Io sono rinato un'altra volta a Rieti. Lì ho capito che ero una persona e non un oggetto che quando non serviva più doveva passare per matto.

Io ho solo la sfortuna di non riuscire a parlare, ma non perché non lo so fare, perché ho paura che gli altri possono deridermi come facevano le maestre quando ero piccolo, che mi consideravano molto stupido e non provavano ad insegnarmi niente.

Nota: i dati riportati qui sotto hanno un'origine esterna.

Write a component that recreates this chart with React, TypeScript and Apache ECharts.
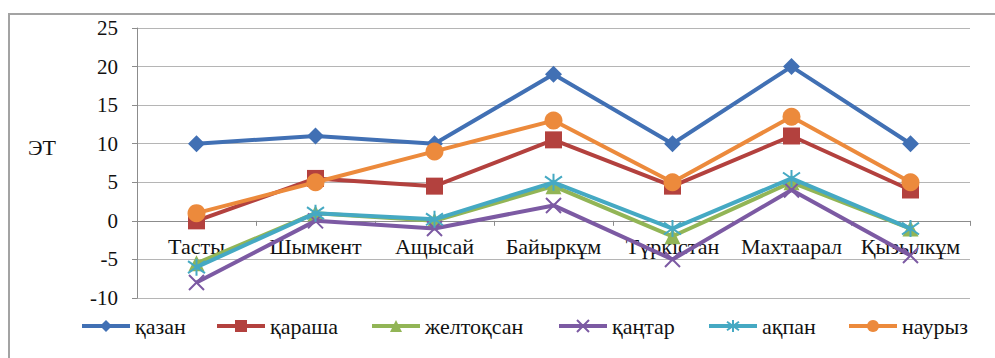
import React, { useEffect, useRef } from "react";
import * as echarts from "echarts";

const categories = ["Тасты", "Шымкент", "Ащысай", "Байыркұм", "Түркістан", "Махтаарал", "Қызылкұм"];
const seriesNames = ["қазан", "қараша", "желтоқсан", "қаңтар", "ақпан", "наурыз"];
const kazan = [10, 11, 10, 19, 10, 20, 10];
const karasha = [0, 5.5, 4.5, 10.5, 4.5, 11, 4];
const zheltoksan = [-5.5, 1, 0, 4.5, -2, 5, -1];
const kantar = [-8, 0, -1, 2, -5, 4, -4.5];
const akpan = [-6, 1, 0.2, 5, -1, 5.5, -1];
const nauryz = [1, 5, 9, 13, 5, 13.5, 5];
const yTicks = { min: -10, max: 25, interval: 5 };
const axisName = "ЭТ";

const colors = ["#4170B4", "#B3413E", "#92B556", "#7C5AA3", "#45A9C3", "#EC8A3C"];
const symbols = [
  "diamond",
  "rect",
  "triangle",
  "path://M0,0L10,10M10,0L0,10",
  "path://M5,0L5,10M0,1.5L10,8.5M10,1.5L0,8.5",
  "circle",
];
const symbolSizes = [17, 17, 16, 15, 17, 18];
const legendLefts = [75, 210, 365, 552, 702, 842];
const FONT = "Liberation Serif";

const GRID_TOP = 28;
const GRID_BOTTOM = 60;
const CHART_H = 358;

export default function App() {
  const ref = useRef<HTMLDivElement>(null);
  useEffect(() => {
    if (!ref.current) return;
    const chart = echarts.init(ref.current, undefined, { renderer: "svg" });
    const dataSets = [kazan, karasha, zheltoksan, kantar, akpan, nauryz];
    const series = seriesNames.map((name, i) => {
      const isStroke = i === 3 || i === 4;
      return {
        name,
        type: "line",
        data: dataSets[i],
        symbol: symbols[i],
        symbolSize: symbolSizes[i],
        showAllSymbol: true,
        lineStyle: { color: colors[i], width: 4 },
        itemStyle: isStroke
          ? { color: colors[i], borderColor: colors[i], borderWidth: 2 }
          : { color: colors[i], borderWidth: 0 },
        emphasis: { disabled: true },
        z: 2 + i,
      };
    });
    const legends = seriesNames.map((name, i) => ({
      show: true,
      data: [name],
      left: legendLefts[i],
      top: 310,
      itemWidth: 48,
      itemHeight: 15,
      selectedMode: false,
      lineStyle: { width: 4 },
      textStyle: { fontFamily: FONT, fontSize: 22, color: "#111" },
    }));
    const plotH = CHART_H - GRID_TOP - GRID_BOTTOM;
    const zeroFromBottom = ((0 - yTicks.min) / (yTicks.max - yTicks.min)) * plotH;
    chart.setOption({
      animation: false,
      color: colors,
      grid: { left: 137, top: GRID_TOP, right: 25, bottom: GRID_BOTTOM, containLabel: false },
      legend: legends,
      graphic: [
        {
          type: "rect",
          shape: { x: 9, y: 14, width: 1000, height: 400 },
          style: { fill: "none", stroke: "#a3a3a3", lineWidth: 2 },
          silent: true,
        },
        {
          type: "text",
          left: 28,
          top: 136,
          style: { text: axisName, fontFamily: FONT, fontSize: 22, fill: "#111" },
          silent: true,
        },
      ],
      xAxis: {
        type: "category",
        data: categories,
        boundaryGap: true,
        offset: -zeroFromBottom,
        axisLine: { show: true, onZero: false, lineStyle: { color: "#8c8c8c", width: 1 } },
        axisTick: { show: true, length: 5, interval: 0, lineStyle: { color: "#8c8c8c" } },
        axisLabel: { interval: 0, margin: 15, fontFamily: FONT, fontSize: 22, color: "#111" },
        splitLine: { show: false },
      },
      yAxis: {
        type: "value",
        min: yTicks.min,
        max: yTicks.max,
        interval: yTicks.interval,
        axisLine: { show: true, lineStyle: { color: "#8c8c8c", width: 1 } },
        axisTick: { show: true, length: 5, lineStyle: { color: "#8c8c8c" } },
        axisLabel: { margin: 19, fontFamily: FONT, fontSize: 21, color: "#111" },
        splitLine: { show: true, lineStyle: { color: "#b5b5b5", width: 1 } },
      },
      series,
    });
    return () => chart.dispose();
  }, []);
  return (
    <div
      ref={ref}
      style={{ position: "fixed", left: 0, top: 0, width: 995, height: 358, background: "#fff" }}
    />
  );
}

Quando si avvicinava il giorno dell'esame di maturità dentro di me si scatenò l'inferno. Avevo paura che anche questa volta non mi facevano fare l'esame, quindi incominciai a comportarmi come un selvaggio: continuavo a mettere saliva dappertutto, a sputarmi addosso, a strapparmi i vestiti. Non riuscivo più a seguire le lezioni: le mie compagne cercavano di aiutarmi a calmarmi, ma non le credevo, pensavo che alla fine loro avrebbero fatto l'esame e io no.

I professori mi facevano capire in tutti i modi che per loro il mio essere diverso non era un problema, per loro ero un ragazzo molto intelligente e quindi non avevano paura di portarmi all'esame.

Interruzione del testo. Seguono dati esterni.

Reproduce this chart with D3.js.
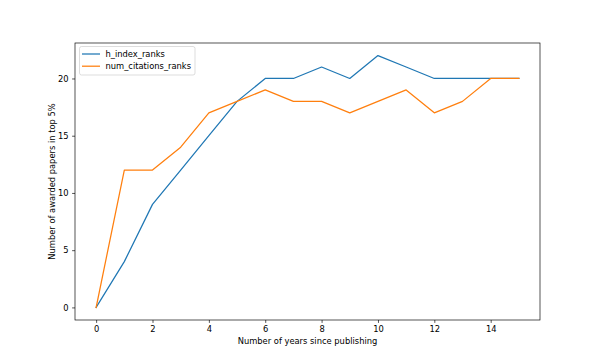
<!DOCTYPE html>
<html><head><meta charset="utf-8">
<script src="https://cdn.jsdelivr.net/npm/d3@7"></script>
<style>body{margin:0;background:#fff}svg text{font-family:"DejaVu Sans",sans-serif;}</style>
</head><body>
<svg id="c" width="600" height="360"></svg>
<script>
const years = [0,1,2,3,4,5,6,7,8,9,10,11,12,13,14,15];
const hIndexRanks = [0,4,9,12,15,18,20,20,21,20,22,21,20,20,20,20];
const numCitationsRanks = [0,12,12,14,17,18,19,18,18,17,18,19,17,18,20,20];
const seriesNames = ["h_index_ranks","num_citations_ranks"];
const colors = ["#1f77b4","#ff7f0e"];
const xTicks = [0,2,4,6,8,10,12,14];
const yTicks = [0,5,10,15,20];

const svg = d3.select("#c");
const L=75, R=540, T=43, B=320;
const x = d3.scaleLinear().domain([-0.75,15.75]).range([L,R]);
const y = d3.scaleLinear().domain([-1.1,23.1]).range([B,T]);
const fs = 8.33;

// lines
const series = [hIndexRanks, numCitationsRanks];
series.forEach((vals,i)=>{
  const line = d3.line().x((d,j)=>x(years[j])).y(d=>y(d));
  svg.append("path").datum(vals).attr("d",line)
    .attr("fill","none").attr("stroke",colors[i]).attr("stroke-width",1.25)
    .attr("stroke-linejoin","round").attr("stroke-linecap","square");
});

// axes
const xa = svg.append("g").attr("transform",`translate(0,${B})`)
  .call(d3.axisBottom(x).tickValues(xTicks).tickSize(2.9).tickPadding(3.5).tickFormat(d3.format("d")));
const ya = svg.append("g").attr("transform",`translate(${L},0)`)
  .call(d3.axisLeft(y).tickValues(yTicks).tickSize(2.9).tickPadding(3.5).tickFormat(d3.format("d")));
[xa,ya].forEach(g=>{
  g.select(".domain").remove();
  g.selectAll("line").attr("stroke","#000").attr("stroke-width",0.67);
  g.selectAll("text").attr("font-size",fs).attr("fill","#000").attr("font-family","DejaVu Sans");
});
// spines
svg.append("rect").attr("x",L).attr("y",T).attr("width",R-L).attr("height",B-T)
  .attr("fill","none").attr("stroke","#000").attr("stroke-width",0.67);

// labels
svg.append("text").attr("x",(L+R)/2).attr("y",344).attr("text-anchor","middle")
  .attr("font-size",fs).text("Number of years since publishing");
svg.append("text").attr("transform",`translate(55,${(T+B)/2}) rotate(-90)`).attr("text-anchor","middle")
  .attr("font-size",fs).text("Number of awarded papers in top 5%");

// legend
const lg = svg.append("g");
lg.append("rect").attr("x",79.5).attr("y",46.5).attr("width",115.5).attr("height",28.5).attr("rx",2)
  .attr("fill","#fff").attr("fill-opacity",0.8).attr("stroke","#ccc").attr("stroke-width",0.67);
seriesNames.forEach((n,i)=>{
  const yy = 54 + i*12.2;
  lg.append("line").attr("x1",82).attr("x2",100).attr("y1",yy).attr("y2",yy)
    .attr("stroke",colors[i]).attr("stroke-width",1.25);
  lg.append("text").attr("x",105.5).attr("y",yy).attr("dy","0.35em").attr("font-size",fs).text(n);
});
</script>
</body></html>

Ma io ero molto incattivito dalle delusioni ricevute e non ascoltavo neanche loro.

Quando ho visto che ero stato ammesso a sostenere l'esame, mi sono incominciato a calmare, perché ho capito che facevano sul serio, non mi prendevano in giro come i professori avevano fatto le altre volte.

All'esame sono stato molto bravo, sono riuscito a svolgere le tracce date dal Ministero.

Pensavo di non essere all'altezza, ma ci sono riuscito e questo mi ha reso più forte.

Dopo l'esame ho detto alla mamma che avevo intenzione di continuare a studiare e iscrivermi all'università alla facoltà di Filosofia. Lei si è informata dove potevo iscrivermi e la scelta è stata quella dell'Università di Genova.

Qui mi trovo molto bene, i professori sono molto bravi e non mi fanno sentire a disagio, anzi mi incoraggiano ad andare avanti.
Penso che adesso sono molto più sicuro di me e questo mi rende felice, perché ho lottato per anni, mentre nessuno voleva capirmi.